Britian's cities were relatively calm last night and early this morning, but hit-and-run gangs of youths once again broke windows, looted stores and clashed with police in scattered, mostly minor disturbances during the country's 10th consecutive night of urban unrest.

The most serious trouble occurred in Leicester in the industrial Midlands, where about 500 black and white youths in a large public housing project overturned and burned cars and attacked police and firemen with bottles and molotov cocktails.

In London, where rioting had been the most widespread early in the weekend, the only disturbance last night was caused by youths who broke store windows, looted some shops and threw bottles and bricks at police in the racially mixed Notting Hill neighborhood near the fashionable West End.

But London generally was so quiet that Prime Minister Margaret Thatcher, who had spent Saturday night at Scotland Yard, discussing how police coped with the disturbances, went to the theater to laugh during a benefit performance of a comedy satirizing her.

Police officials in a number of cities described the trouble now as primarily "hooliganism" and "vandalism" by the hit-and-run gangs of teenagers in contrast to the earlier fierce attacks on police and property by much larger, frenzied mobs.

Authorities estimated that 1,200 people were arrested in rioting in 20 cities across the country during the weekend.

Thatcher spent eight hours watching the police officials in London supervise an intense operation that resulted in 160 arrests, most of them in the Brixton and Battersea areas south of the Thames River. The police operation noticeably reduced the rioting in the area.

Thatcher made no public statement. But officials said she met with top authorities at Scotland Yard and visited with officers at Brixton who had been battling rioters for days. She also reportedly talked with the mother of a teen-ager arrested in Brixton -- where many families of West Indian origin live in a crowded neighborhood with an unemployement rate of more than 50 percent for young adults.

William Whitelaw, the home secretary, publicly emphasized the government's determination to restore order and improve protection for the police as its first priority.

"We have had too many injured," Whitelaw said of the police, whose conduct in quelling the riots he unreservedly praised. "It is the duty of the government to make sure they are protected."

He also reiterated his belief that political extremists had moved onto several trouble spots after the rioting began.

"There is no evidence of any overall control or design, and criminal hooliganism cannot be designed," Whitelaw said. "But agitators have moved around, there is no doubt about that."

The geographical spread of the rioting during the weekend is striking. It hit the racially mixed, high-unemployment inner-city neighborhoods in London, Birmingham, Manchester, Leeds, Nottingham, Leicester and other industrial cities and towns hard hit by Britians's worst racially mixed gangs of youths also caused serious damage in towns like Luton and High Wycombe in the rolling hills of the urban counties around London, the port of Southhampton and the working-class, seaside resort of Blackpool in Northwestern England.

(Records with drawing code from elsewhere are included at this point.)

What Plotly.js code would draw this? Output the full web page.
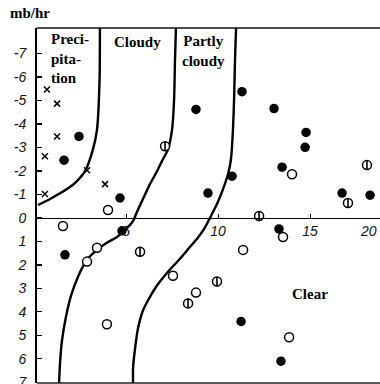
<!DOCTYPE html>
<html><head><meta charset="utf-8">
<script src="https://cdn.plot.ly/plotly-3.0.1.min.js"></script>
<style>html,body{margin:0;padding:0;background:#fff;overflow:hidden}#chart{width:380px;height:384px}</style>
</head><body><div id="chart"></div>
<script>
// Boundary curves
const precipX = [3.58, 3.56, 3.42, 3.20, 2.77, 2.28, 1.79, 0.87, 0.21];
const precipY = [-8.09, -5.89, -3.75, -2.92, -1.99, -1.53, -1.23, -0.81, -0.55];

const cloudyX = [7.71, 7.66, 7.61, 7.50, 7.28, 6.95, 6.68, 6.30, 5.92, 5.59, 5.38, 5.00, 4.51, 3.96, 3.42, 2.88, 2.39, 2.01, 1.74, 1.52, 1.41, 1.36];
const cloudyY = [-8.09, -6.74, -5.04, -3.77, -2.92, -2.42, -1.99, -1.44, -0.81, -0.25, 0.13, 0.47, 0.81, 1.06, 1.36, 1.78, 2.50, 3.31, 4.19, 5.21, 6.19, 7.05];

const partlyX = [10.98, 10.92, 10.87, 10.81, 10.70, 10.54, 10.27, 9.94, 9.56, 9.24, 8.86, 8.48, 7.93, 7.28, 6.68, 6.25, 5.92, 5.65, 5.49, 5.38, 5.38];
const partlyY = [-8.09, -6.74, -5.04, -3.77, -2.50, -1.86, -1.23, -0.59, 0.00, 0.47, 0.89, 1.23, 1.74, 2.29, 2.88, 3.43, 3.94, 4.70, 5.55, 6.40, 7.05];

// Observations
const crossX = [0.70, 1.25, 1.25, 0.59, 0.59, 2.88, 3.86];
const crossY = [-5.47, -4.87, -3.47, -2.63, -1.02, -2.03, -1.44];

const solidX = [2.44, 1.63, 4.67, 4.78, 1.68, 14.78, 14.73, 13.48, 10.76, 16.74, 18.26, 13.31, 11.25, 13.42, 11.30, 8.80, 13.04, 9.45];
const solidY = [-3.47, -2.46, -0.85, 0.55, 1.57, -3.64, -3.01, -2.16, -1.78, -1.06, -0.97, 0.47, 4.41, 6.10, -5.38, -4.62, -4.66, -1.06];

const openX = [4.02, 1.57, 3.42, 2.88, 7.55, 8.80, 3.96, 13.86, 13.53, 11.36, 14.02];
const openY = [-0.34, 0.34, 1.27, 1.86, 2.46, 3.18, 4.53, 5.08, 0.81, 1.36, -1.86];

const barX = [7.12, 18.09, 17.06, 12.23, 9.94, 8.37, 5.76];
const barY = [-3.05, -2.25, -0.64, -0.08, 2.71, 3.64, 1.44];

const yTickVals = [-7, -6, -5, -4, -3, -2, -1, 0, 1, 2, 3, 4, 5, 6, 7];
const yTickText = ["-7", "-6", "-5", "-4", "-3", "-2", "-1", "0", "1", "2", "3", "4", "5", "6", "7"];
const xTickVals = [5, 10, 15];
const xTickText = ["5", "10", "15"];
const xEdgeLabel = "20";
const yUnit = "mb/hr";
const regionLabels = [
  {text: "Preci-<br>pita-<br>tion", x: 0.81, y: -6.78, xanchor: "left"},
  {text: "Cloudy", x: 5.60, y: -7.5, xanchor: "center"},
  {text: "Partly<br>cloudy", x: 9.21, y: -7.12, xanchor: "center"},
  {text: "Clear", x: 15.0, y: 3.22, xanchor: "center"}
];

const xRange = [0.16, 18.8];
const yRange = [7.03, -8.09];

const lineStyle = {color: "#000", width: 2.4, shape: "spline", smoothing: 0.6};
const traces = [
  {x: precipX, y: precipY, mode: "lines", line: lineStyle, hoverinfo: "skip"},
  {x: cloudyX, y: cloudyY, mode: "lines", line: lineStyle, hoverinfo: "skip"},
  {x: partlyX, y: partlyY, mode: "lines", line: lineStyle, hoverinfo: "skip"},
  {x: crossX, y: crossY, mode: "markers", marker: {symbol: "x-thin-open", size: 6, color: "#000", line: {color: "#000", width: 1.5}}},
  {x: openX, y: openY, mode: "markers", marker: {symbol: "circle", size: 9, color: "#fff", line: {color: "#000", width: 1.5}}},
  {x: barX, y: barY, mode: "markers", marker: {symbol: "circle", size: 9, color: "#fff", line: {color: "#000", width: 1.5}}},
  {x: barX, y: barY, mode: "markers", marker: {symbol: "line-ns-open", size: 6.5, color: "#000", line: {color: "#000", width: 1.6}}},
  {x: solidX, y: solidY, mode: "markers", marker: {symbol: "circle", size: 9.5, color: "#000", line: {width: 0}}}
];

const tickFont = {family: "Liberation Sans, Arial, sans-serif", size: 14, color: "#111", style: "italic"};
const labFont = {family: "Liberation Serif, Times New Roman, serif", size: 15, color: "#000", weight: "bold"};

const annotations = regionLabels.map(r => ({
  text: r.text, x: r.x, y: r.y, xref: "x", yref: "y", xanchor: r.xanchor, yanchor: "middle",
  align: r.xanchor === "left" ? "left" : "center", showarrow: false, font: labFont
}));
annotations.push({text: yUnit, xref: "paper", yref: "paper", x: -0.02, y: 1.042, xanchor: "center", yanchor: "middle", showarrow: false, font: labFont});
annotations.push({text: xEdgeLabel, xref: "paper", yref: "y", x: 1.0, y: 0, xanchor: "right", yanchor: "top", yshift: -3, xshift: -1, showarrow: false, font: tickFont});

const layout = {
  width: 380, height: 384,
  margin: {l: 37, r: 0, t: 28, b: 1},
  paper_bgcolor: "#fff", plot_bgcolor: "#fff",
  showlegend: false,
  xaxis: {
    range: xRange, anchor: "free", position: yRange[0] / (yRange[0] - yRange[1]),
    showline: true, linecolor: "#000", linewidth: 1.5,
    ticks: "inside", ticklen: 4, tickwidth: 1, tickcolor: "#000",
    tickvals: xTickVals, ticktext: xTickText, tickfont: tickFont,
    showgrid: false, zeroline: false
  },
  yaxis: {
    range: yRange, domain: [0, 1],
    showline: true, linecolor: "#000", linewidth: 2,
    ticks: "inside", ticklen: 5, tickwidth: 1.2, tickcolor: "#000",
    tickvals: yTickVals, ticktext: yTickText, tickfont: tickFont,
    ticklabelstandoff: 6, ticklabeloverflow: "allow",
    showgrid: false, zeroline: false
  },
  shapes: [
    {type: "line", xref: "paper", yref: "paper", x0: 0, x1: 1, y0: 1, y1: 1, line: {color: "#111", width: 1.5}},
    {type: "line", xref: "paper", yref: "paper", x0: 0, x1: 1, y0: 0, y1: 0, line: {color: "#222", width: 1.5}}
  ],
  annotations: annotations
};

Plotly.newPlot("chart", traces, layout, {staticPlot: true, displayModeBar: false});
</script>
</body></html>
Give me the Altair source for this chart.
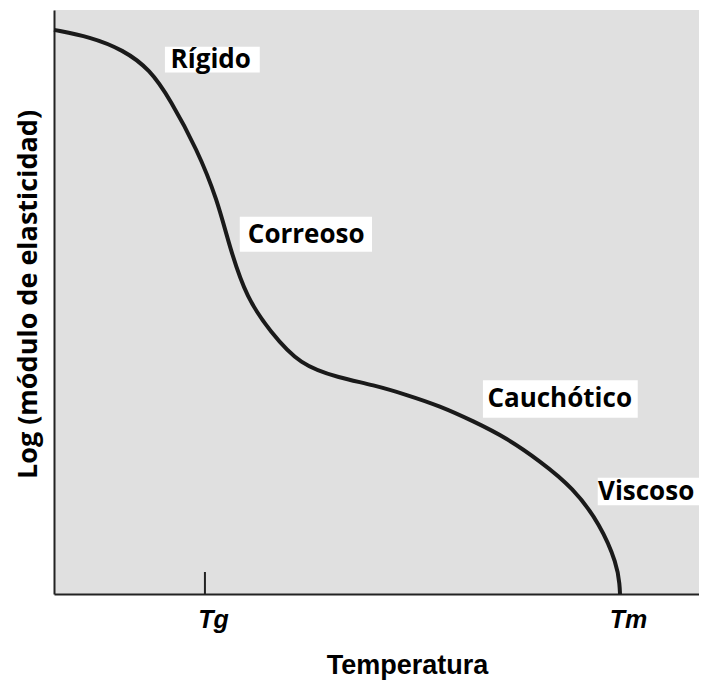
import altair as alt
import pandas as pd

# Curve (arbitrary temperature units 0-100, log modulus units 0-10)
temp = [0.0, 5.6, 10.7, 14.9, 18.0, 22.2, 25.3, 27.3, 29.9, 33.5, 38.1, 44.3,
        49.5, 54.7, 59.8, 65.0, 70.2, 75.3, 80.5, 84.7, 87.3, 87.7, 87.75]
log_mod = [9.66, 9.54, 9.32, 8.98, 8.47, 7.61, 6.76, 5.91, 5.06, 4.50, 3.92, 3.70,
           3.58, 3.41, 3.22, 2.96, 2.67, 2.28, 1.82, 1.19, 0.51, 0.15, 0.0]

# Characteristic temperatures
tick_values = [23.4, 87.75]
tick_labels = ["Tg", "Tm"]

# Region labels
regions = ["Rígido", "Correoso", "Cauchótico", "Viscoso"]
region_x = [24.3, 39.1, 78.4, 91.8]
region_y = [9.15, 6.15, 3.34, 1.75]
box_x1 = [17.2, 28.8, 66.5, 84.3]
box_x2 = [31.9, 49.3, 90.5, 100.0]
box_y1 = [9.37, 6.46, 3.66, 1.99]
box_y2 = [8.93, 5.86, 3.02, 1.52]

W, H = 645, 584

curve_df = pd.DataFrame({"t": temp, "e": log_mod})
lab_df = pd.DataFrame({"name": regions, "x": region_x, "y": region_y,
                       "x1": box_x1, "x2": box_x2, "y1": box_y1, "y2": box_y2})
tg_df = pd.DataFrame({"t": [tick_values[0]]})

xscale = alt.Scale(domain=[0, 100], nice=False, zero=False)
yscale = alt.Scale(domain=[0, 10], nice=False, zero=False)

label_expr = "datum.value < 50 ? '%s' : '%s'" % (tick_labels[0], tick_labels[1])

xaxis = alt.Axis(
    title="Temperatura", values=tick_values, labelExpr=label_expr,
    ticks=False, grid=False, domainColor="#222222", domainWidth=2,
    labelFont="Liberation Sans", labelFontStyle="italic", labelFontWeight="bold",
    labelFontSize=25, labelColor="black", labelPadding=13, labelOffset=8,
    titleFont="Liberation Sans", titleFontWeight="bold", titleFontSize=27,
    titleColor="black", titleX=353, titleY=71, titleBaseline="middle",
    titleAlign="center",
)
yaxis = alt.Axis(
    title="Log (módulo de elasticidad)", labels=False, ticks=False, grid=False,
    domainColor="#222222", domainWidth=2,
    titleFont="Open Sans", titleFontWeight="bold", titleFontSize=27,
    titleColor="black", titleX=-26, titleY=284, titleAngle=270,
    titleBaseline="middle", titleAlign="center",
)

curve = alt.Chart(curve_df).mark_line(
    interpolate="basis", strokeWidth=4, color="#1a1a1a"
).encode(
    x=alt.X("t:Q", scale=xscale, axis=xaxis),
    y=alt.Y("e:Q", scale=yscale, axis=yaxis),
)

boxes = alt.Chart(lab_df).mark_rect(color="white").encode(
    x=alt.X("x1:Q", scale=xscale), x2="x2:Q",
    y=alt.Y("y1:Q", scale=yscale), y2="y2:Q",
)

texts = alt.Chart(lab_df).mark_text(
    font="Open Sans", fontWeight="bold", fontSize=26, color="black",
    align="center", baseline="middle",
).encode(
    x=alt.X("x:Q", scale=xscale), y=alt.Y("y:Q", scale=yscale), text="name:N"
)

tg_tick = alt.Chart(tg_df).mark_rule(color="#222222", strokeWidth=2).encode(
    x=alt.X("t:Q", scale=xscale),
    y=alt.datum(0, scale=yscale),
    y2=alt.value(H - 22),
)

chart = alt.layer(boxes, curve, tg_tick, texts).properties(
    width=W, height=H,
    padding={"left": 46, "top": 2, "right": 0, "bottom": 88},
    autosize=alt.AutoSizeParams(type="none"),
).configure_view(fill="#e0e0e0", stroke=None)

chart.save("out.html", embed_options={"renderer": "svg", "actions": False})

The deputy leader of the opposition Labor Party, Denis Healey, yesterday made his party's strongest statement alleging that Thatcher's monetarist economic policies were an underlying cause of the trouble in British cities.

"Britons will never feel safe again in their homes and streets until the policies that have produced unemployement and decay have been reversed," Healey said in a speech. He accused Thatcher of blaming everyone but herself for the rioting.

The government must take action to offer our youngsters hope," Healey said, "and take it before next week's unemployement figures send another wave of despair across our land."

[Meanwhile, in Northern Ireland, a man was stabbed to death and rioting youths showered British troops with acid and gasoline bombs after eight nationalist hunger strikers rejected a mediation effort to end their hunger strike, United Press International reported. Police gave no details on how the man died.]